Okay, but if we are to believe this hocus pocus, there is no way to
avoid the hypothetical trapping. It makes no difference whether you
use (unsigned char)-1, (unsigned char)~0, or UCHAR_MAX, since they all
evaluate to the same thing. All are equally right or equally wrong.
You appear to have an incorrect "mental model" of how C works.
This is not surprising; I suspect most people do. (One needs to
have worked with those oddball ones'-complement machines to really
have a feel for this stuff.)
The language is not defined in terms of "what happens on a PDP-11",
nor "what happens on a VAX", nor even "what happens on an x86 or
other CPU produced within the last few years". Rather, it is defined
in terms of an "abstract machine". A C compiler writer must map
from "abstract machine" to "real machine" in some way.
The section quoted above (along with others) define how the abtract
machine is to work. In the abstract machine, writing:
~0
means:
- make an int with the value 0
- now, flip all the bits
This process *can* give rise to a "trap representation" on a ones'
complement machine.
On the other hand, writing:
-1
means:
- make an int with the value 1
- now, negate it
This process *must* produce the (ordinary signed int) value -1.
On a ones' complement machine, this value in binary is a sequence
of 1 bits followed by a zero, e.g., 111111111111111110 -- 17 1 bits
and then a 0 -- on an 18-bit-int ones' complement CPU. (The CPU
I am using as a model here is the Univac 11xx, which has 9, 18,
and 36 bit integers and *does* use ones' complement.)

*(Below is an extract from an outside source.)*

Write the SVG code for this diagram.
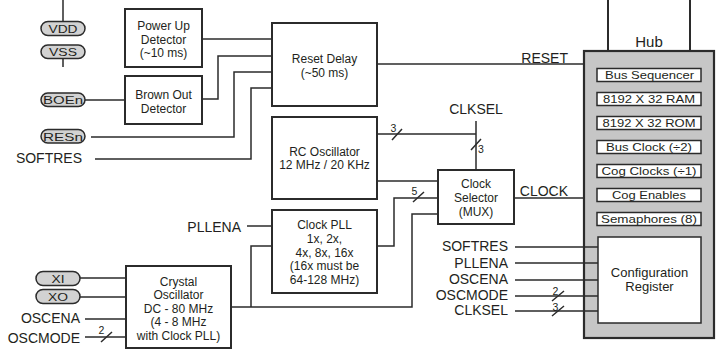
<svg xmlns="http://www.w3.org/2000/svg" width="720" height="349" viewBox="0 0 720 349">
<style>
text{font-family:"Liberation Sans",Arial,sans-serif;fill:#231f20}
.box{fill:#fff;stroke:#2b2b2b;stroke-width:2}
.pill{fill:#d2d2d2;stroke:#2b2b2b;stroke-width:1.5}
.w{fill:none;stroke:#2b2b2b;stroke-width:1.5}
.bt{font-size:12px;text-anchor:middle}
.lb{font-size:14px}
.pt{font-size:11.4px;text-anchor:middle}
.ht{font-size:11.5px;text-anchor:middle}
.n{font-size:10.5px}
.e{text-anchor:end}
.ib{fill:#fff;stroke:#2b2b2b;stroke-width:1.5}
</style>
<g id="connectors">
<path class="w" d="M63,0V21.5M63,58.5V67"/>
<path class="w" d="M85,100H125"/>
<path class="w" d="M202,39H272"/>
<path class="w" d="M202,99H218V56H272"/>
<path class="w" d="M91,137H234V72H272"/>
<path class="w" d="M95,159H251V88H272"/>
<path class="w" d="M377,64H584"/>
<path class="w" d="M377,134H476M476,121V170"/>
<path class="w" d="M377,181H438"/>
<path class="w" d="M514,198H584"/>
<path class="w" d="M247,226H272"/>
<path class="w" d="M377,246H394V198H438"/>
<path class="w" d="M231,307H412V214H438"/>
<path class="w" d="M251,307V246H272"/>
<path class="w" d="M80,278H126M80,297H126M85,319H126M85,337H126"/>
<path class="w" d="M515,247H598M515,263H598M515,280H598M515,296H598M515,311H598"/>
<path class="w" d="M608,0V51M690,0V51" style="stroke-width:2"/>
<path class="w" d="M392,140L402,129M471,150L481,139M413,202L424,192M101,342L112,332M552,301L564,291M552,316L564,306"/>
<text class="n" x="393.5" y="132" text-anchor="middle">3</text>
<text class="n" x="478" y="153">3</text>
<text class="n" x="414.5" y="195" text-anchor="middle">5</text>
<text class="n" x="101.5" y="334" text-anchor="middle">2</text>
<text class="n" x="555.5" y="295" text-anchor="middle">2</text>
<text class="n" x="555.5" y="311" text-anchor="middle">3</text>
<text class="lb e" x="568" y="63">RESET</text>
<text class="lb" x="476" y="114" text-anchor="middle">CLKSEL</text>
<text class="lb e" x="568" y="196">CLOCK</text>
</g>
<g id="vdd"><rect class="pill" x="41" y="21.5" width="44" height="14" rx="7"/><text class="pt" x="63" y="33.2" textLength="29" lengthAdjust="spacingAndGlyphs">VDD</text></g>
<g id="vss"><rect class="pill" x="41" y="45" width="44" height="13.5" rx="6.75"/><text class="pt" x="63" y="56.3" textLength="28" lengthAdjust="spacingAndGlyphs">VSS</text></g>
<g id="boen"><rect class="pill" x="41" y="93" width="44" height="13.5" rx="6.75"/><text class="pt" x="63" y="104" textLength="40" lengthAdjust="spacingAndGlyphs">BOEn</text></g>
<g id="resn"><rect class="pill" x="41" y="129.5" width="44" height="13.5" rx="6.75"/><text class="pt" x="63" y="140.5" textLength="40" lengthAdjust="spacingAndGlyphs">RESn</text></g>
<g id="softres-l"><text class="lb e" x="82" y="163">SOFTRES</text></g>
<g id="xi"><rect class="pill" x="36" y="271.5" width="44" height="14" rx="7"/><text class="pt" x="58" y="283.3" textLength="13" lengthAdjust="spacingAndGlyphs">XI</text></g>
<g id="xo"><rect class="pill" x="36" y="289.5" width="44" height="14" rx="7"/><text class="pt" x="58" y="301.2" textLength="20" lengthAdjust="spacingAndGlyphs">XO</text></g>
<g id="oscena-l"><text class="lb e" x="80" y="323">OSCENA</text></g>
<g id="oscmode-l"><text class="lb e" x="80" y="343">OSCMODE</text></g>
<g id="pllena-l"><text class="lb e" x="241" y="232">PLLENA</text></g>
<g id="powerup"><rect class="box" x="125" y="9" width="77" height="58"/>
<text class="bt" x="163.5" y="30">Power Up</text><text class="bt" x="163.5" y="43.5">Detector</text><text class="bt" x="163.5" y="57">(~10 ms)</text></g>
<g id="brownout"><rect class="box" x="125" y="76" width="77" height="48"/>
<text class="bt" x="163.5" y="99">Brown Out</text><text class="bt" x="163.5" y="113">Detector</text></g>
<g id="resetdelay"><rect class="box" x="272" y="23" width="105" height="83"/>
<text class="bt" x="324.5" y="63">Reset Delay</text><text class="bt" x="324.5" y="76.5">(~50 ms)</text></g>
<g id="rcosc"><rect class="box" x="272" y="117" width="105" height="82"/>
<text class="bt" x="324.5" y="156">RC Oscillator</text><text class="bt" x="324.5" y="169">12 MHz / 20 KHz</text></g>
<g id="clockpll"><rect class="box" x="272" y="210" width="105" height="83"/>
<text class="bt" x="324.5" y="229">Clock PLL</text><text class="bt" x="324.5" y="243">1x, 2x,</text><text class="bt" x="324.5" y="256.5">4x, 8x, 16x</text><text class="bt" x="324.5" y="270">(16x must be</text><text class="bt" x="324.5" y="283.5">64-128 MHz)</text></g>
<g id="clocksel"><rect class="box" x="438" y="170" width="76" height="54"/>
<text class="bt" x="476" y="188">Clock</text><text class="bt" x="476" y="202">Selector</text><text class="bt" x="476" y="215.5">(MUX)</text></g>
<g id="crystal"><rect class="box" x="126" y="266" width="105" height="82"/>
<text class="bt" x="178.5" y="285.5">Crystal</text><text class="bt" x="178.5" y="299">Oscillator</text><text class="bt" x="178.5" y="312.5">DC - 80 MHz</text><text class="bt" x="178.5" y="326">(4 - 8 MHz</text><text class="bt" x="178.5" y="339.5">with Clock PLL)</text></g>
<g id="softres-r"><text class="lb e" x="508" y="251">SOFTRES</text></g>
<g id="pllena-r"><text class="lb e" x="508" y="267.5">PLLENA</text></g>
<g id="oscena-r"><text class="lb e" x="508" y="284">OSCENA</text></g>
<g id="oscmode-r"><text class="lb e" x="508" y="300">OSCMODE</text></g>
<g id="clksel-r"><text class="lb e" x="508" y="315">CLKSEL</text></g>
<g id="hub">
<text x="649" y="47" style="font-size:15px;text-anchor:middle">Hub</text>
<rect x="584" y="51" width="130" height="287" style="fill:#c6c6c6;stroke:#2b2b2b;stroke-width:2.2"/>
<g id="bus-seq"><rect class="ib" x="597" y="68.5" width="104" height="13"/><text class="ht" x="649.5" y="79" textLength="89" lengthAdjust="spacingAndGlyphs">Bus Sequencer</text></g>
<g id="ram"><rect class="ib" x="597" y="92.5" width="104" height="13"/><text class="ht" x="649" y="103" textLength="92" lengthAdjust="spacingAndGlyphs">8192 X 32 RAM</text></g>
<g id="rom"><rect class="ib" x="597" y="116.5" width="104" height="13"/><text class="ht" x="649" y="127" textLength="93" lengthAdjust="spacingAndGlyphs">8192 X 32 ROM</text></g>
<g id="busclk"><rect class="ib" x="597" y="140.5" width="104" height="13"/><text class="ht" x="649" y="151" textLength="86" lengthAdjust="spacingAndGlyphs">Bus Clock (÷2)</text></g>
<g id="cogclk"><rect class="ib" x="597" y="164.5" width="104" height="13"/><text class="ht" x="649" y="175" textLength="95" lengthAdjust="spacingAndGlyphs">Cog Clocks (÷1)</text></g>
<g id="cogen"><rect class="ib" x="597" y="188.5" width="104" height="13"/><text class="ht" x="649" y="199" textLength="74" lengthAdjust="spacingAndGlyphs">Cog Enables</text></g>
<g id="sema"><rect class="ib" x="597" y="212.5" width="104" height="13"/><text class="ht" x="649" y="223" textLength="96" lengthAdjust="spacingAndGlyphs">Semaphores (8)</text></g>
<g id="config"><rect class="ib" x="598" y="237" width="103" height="86"/><text x="649.5" y="277" style="font-size:13px;text-anchor:middle">Configuration</text><text x="649.5" y="291" style="font-size:13px;text-anchor:middle">Register</text></g>
</g>
<path class="w" d="M584,247H598M584,263H598M584,280H598M584,296H598M584,311H598"/>
</svg>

Converting any ordinary signed int to type "unsigned char" *must*
produce a valid unsigned char bit pattern and value -- these are
defined as more or less the same thing in the abstract machine --
and the process by which a negative signed int is transformed into
a (positive) unsigned char is defined mathematically. If the
signed int has value -1, the result must be UCHAR_MAX, which is
a valid bit pattern that consists of all-1-bits, e.g., 111111111
(9 ones) on a 9-bit-byte ones' complement CPU.
At this point you are probably ready to hit your "post follow-up"
key or mouseable button or whatnot, saying: "What?! HOLD ON! JUST
A CONSARNED MINUTE! That all-1-bits pattern, you just said it's
a trap representation, now you say it's a valid value?!?" Yep.
How can it be both?
The answer lies in the *type* of the value. When the *type* of
the value is "signed int", an all-one-bits pattern is allowed to
be a "trap representation". When the type is "unsigned int", this
is *not* allowed. If the target CPU makes this a royal pain in
the butt, well, too bad for the C compiler implementor and/or user
-- "unsigned"s are going to be difficult and/or slow. But if you
*need* all-one-bits patterns, you -- as a C programmer -- should
use "unsigned" arithmetic, which is well-behaved and avoids all
these "trap representation" things. Moreover, given:
unsigned int ui = UINT_MAX;
the sequence:
ui++;
is *guaranteed* to cause ui to "roll over" to zero, without trapping
at runtime with an overflow error. With ordinary signed ints there
is no guarantee -- they may "roll over" (from positive to negative
or vice versa) or they may trap at runtime, whichever the implementor
finds easier or "better".
At the edges, the rules for C can get pretty complicated, but
there *are* simple answers for the common cases:
- If you need an ordinary signed integer and do not believe
you will overflow it, use an ordinary signed integer. (Use
"long" if your range is -2 billion to +2 billion; in C99, use
"long long" if your range is -9 quintillion to +9 quintillion.
Numerically these are 2147483647 and 9223372036854775807
respectively, in case you-the-reader are someone who uses
"milliard".
Ordinary "int" is only guaranteed to handle
[-32767..+32767], even though it often handles the 2 billion
number.)
- If you need modular "clock arithmetic", use an unsigned integer.
- If you need to do bitwise operations, use an unsigned integer.
- If you need exact, precisely defined behavior in *all* cases,
use an unsigned integer, synthesizing your own signed values
from these if desired. (In other words, build your own ones'
or two's complement or sign-and-magnitude system.)
Incidentally, one trick proposed (but not actually used on the
Univac) for unsigned integers vs. trap representations is, e.g.,
to have "unsigned int" be only 17 bits, while ordinary signed int
is 18 bits. Then UINT_MAX and INT_MAX are the same number (!),
and "unsigned"ness is achieved mainly by forcing the sign bit to
stay off. This appears to be allowed by the C standard. It is
therefore possible that the "simple rules" *still* do not achieve
the desired effect, depending on what that desired effect might
be.